An area in which this kind of multiprocessor differs appreciably from a network or distributed system is in the organization of the file system. The operating system normally contains a traditional file system, including a single, unified block cache. When any process executes a system call, a trap is made to the operating system, which carries it out, using semaphores, monitors, or something equivalent, to lock out other CPUs while critical sections are being executed or central tables are being accessed. In this way, when a WRITE system call is done, the central block cache is locked, the new data entered into the cache, and the lock released. Any subsequent READ call will see the new data, just as on a single-processor system. On the whole, the file system is hardly different from a single-processor file system. In fact, on some multiprocessors, one of the CPUs is dedicated to running the operating system; the other ones run user programs. This situation is undesirable, however, as the operating system machine is often a bottleneck. This point is discussed in detail by Boykin and Langerman (1990).
It should be clear that the methods used on the multiprocessor to achieve the appearance of a virtual uniprocessor are not applicable to machines that do not have shared memory. Centralized run queues and block only caches work when all CPUs have access to them with very low delay.

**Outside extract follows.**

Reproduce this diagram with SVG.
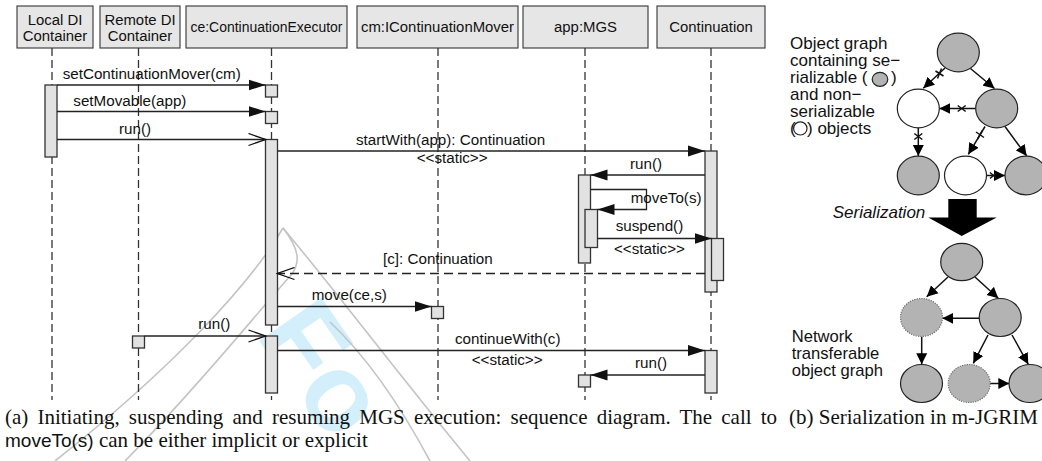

Although these data structures could be simulated on a network of machines, the communication costs make this approach prohibitively expensive.
Figure 1-12 shows some of the differences between the three kinds of systems we have examined above.
Item | Network operating system | Distributed operating system | Multiprocessor operating system |
---|---|---|---|
Does it look like a virtual uniprocessor? | No | Yes | Yes |
Do all have to run the same operating system? | No | Yes | Yes |
How many copies of the operating system are there? | N | N | 1 |
How is communication achieved? | Shared files | Messages | Shared memory |
Are agreed upon network protocols required? | Yes | Yes | No |
Is there a single run queue? | No | No | Yes |
Does file sharing have well-defined semantics? | Usually no | Yes | Yes |
Fig. 1-12. Comparison of three different ways of organizing n CPUs.